### WORK INSTRUCTIONS
Can you copy out the data exactly? Leave the images out.
--- COLLECTED MATERIAL ---
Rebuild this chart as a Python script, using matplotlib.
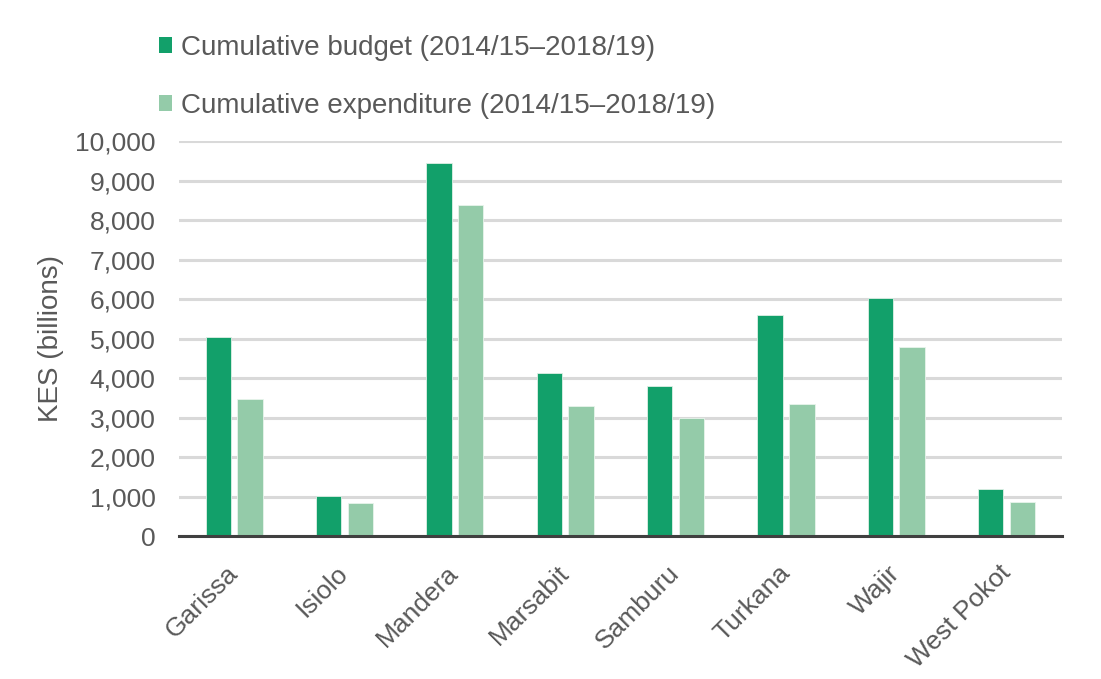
import numpy as np
import matplotlib
matplotlib.use("Agg")
import matplotlib.pyplot as plt
from matplotlib.patches import Patch

counties = ["Garissa", "Isiolo", "Mandera", "Marsabit", "Samburu", "Turkana", "Wajir", "West Pokot"]
budget = [5050, 1020, 9450, 4130, 3800, 5590, 6025, 1180]
expenditure = [3470, 835, 8380, 3300, 3000, 3350, 4785, 850]
labels = ["Cumulative budget (2014/15\u20132018/19)", "Cumulative expenditure (2014/15\u20132018/19)"]

DARK = "#12A06A"
LIGHT = "#94CBA9"
TEXT = "#595959"

plt.rcParams["font.family"] = ["Liberation Sans", "DejaVu Sans"]

fig = plt.figure(figsize=(11.01, 6.79), dpi=100)
ax = fig.add_axes([0.1626, 0.2106, 0.8018, 0.5817])

x = np.arange(len(counties))
w = 0.23
off = 0.144
ax.bar(x - off, budget, w, color=DARK, edgecolor="#dff0e6", linewidth=0.6, zorder=3)
ax.bar(x + off, expenditure, w, color=LIGHT, edgecolor="#e8f4ec", linewidth=0.6, zorder=3)

ax.set_xlim(-0.5, len(counties) - 0.5)
ax.set_ylim(0, 10000)
ax.set_yticks(np.arange(0, 10001, 1000))
ax.yaxis.set_major_formatter(matplotlib.ticker.FuncFormatter(lambda v, p: "{:,.0f}".format(v)))
ax.grid(axis="y", color="#D9D9D9", linewidth=2.2, zorder=0)
ax.set_axisbelow(True)

for s in ["top", "right", "left"]:
  ax.spines[s].set_visible(False)
ax.spines["bottom"].set_color("#404040")
ax.spines["bottom"].set_linewidth(2.2)
ax.spines["bottom"].set_zorder(4)

ax.tick_params(axis="both", length=0, labelsize=19, labelcolor=TEXT)
ax.tick_params(axis="y", pad=17)
ax.set_xticks(x)
ax.set_xticklabels(counties, rotation=45, ha="right", va="center", rotation_mode="anchor")
ax.tick_params(axis="x", pad=24)

ax.set_ylabel("KES (billions)", fontsize=20, color=TEXT, labelpad=8)

handles = [Patch(facecolor=DARK), Patch(facecolor=LIGHT)]
fig.legend(handles, labels, loc="upper left", bbox_to_anchor=(0.132, 0.969),
           frameon=False, fontsize=20, labelcolor=TEXT, borderpad=0,
           handlelength=0.47, handleheight=0.47, handletextpad=0.3, labelspacing=1.15)

fig.savefig("out.png", dpi=100)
---
### ANSWER FOR THE TASK
Rebuild this chart as a Python script, using matplotlib.
import numpy as np
import matplotlib
matplotlib.use("Agg")
import matplotlib.pyplot as plt
from matplotlib.patches import Patch

counties = ["Garissa", "Isiolo", "Mandera", "Marsabit", "Samburu", "Turkana", "Wajir", "West Pokot"]
budget = [5050, 1020, 9450, 4130, 3800, 5590, 6025, 1180]
expenditure = [3470, 835, 8380, 3300, 3000, 3350, 4785, 850]
labels = ["Cumulative budget (2014/15\u20132018/19)", "Cumulative expenditure (2014/15\u20132018/19)"]

DARK = "#12A06A"
LIGHT = "#94CBA9"
TEXT = "#595959"

plt.rcParams["font.family"] = ["Liberation Sans", "DejaVu Sans"]

fig = plt.figure(figsize=(11.01, 6.79), dpi=100)
ax = fig.add_axes([0.1626, 0.2106, 0.8018, 0.5817])

x = np.arange(len(counties))
w = 0.23
off = 0.144
ax.bar(x - off, budget, w, color=DARK, edgecolor="#dff0e6", linewidth=0.6, zorder=3)
ax.bar(x + off, expenditure, w, color=LIGHT, edgecolor="#e8f4ec", linewidth=0.6, zorder=3)

ax.set_xlim(-0.5, len(counties) - 0.5)
ax.set_ylim(0, 10000)
ax.set_yticks(np.arange(0, 10001, 1000))
ax.yaxis.set_major_formatter(matplotlib.ticker.FuncFormatter(lambda v, p: "{:,.0f}".format(v)))
ax.grid(axis="y", color="#D9D9D9", linewidth=2.2, zorder=0)
ax.set_axisbelow(True)

for s in ["top", "right", "left"]:
  ax.spines[s].set_visible(False)
ax.spines["bottom"].set_color("#404040")
ax.spines["bottom"].set_linewidth(2.2)
ax.spines["bottom"].set_zorder(4)

ax.tick_params(axis="both", length=0, labelsize=19, labelcolor=TEXT)
ax.tick_params(axis="y", pad=17)
ax.set_xticks(x)
ax.set_xticklabels(counties, rotation=45, ha="right", va="center", rotation_mode="anchor")
ax.tick_params(axis="x", pad=24)

ax.set_ylabel("KES (billions)", fontsize=20, color=TEXT, labelpad=8)

handles = [Patch(facecolor=DARK), Patch(facecolor=LIGHT)]
fig.legend(handles, labels, loc="upper left", bbox_to_anchor=(0.132, 0.969),
           frameon=False, fontsize=20, labelcolor=TEXT, borderpad=0,
           handlelength=0.47, handleheight=0.47, handletextpad=0.3, labelspacing=1.15)

fig.savefig("out.png", dpi=100)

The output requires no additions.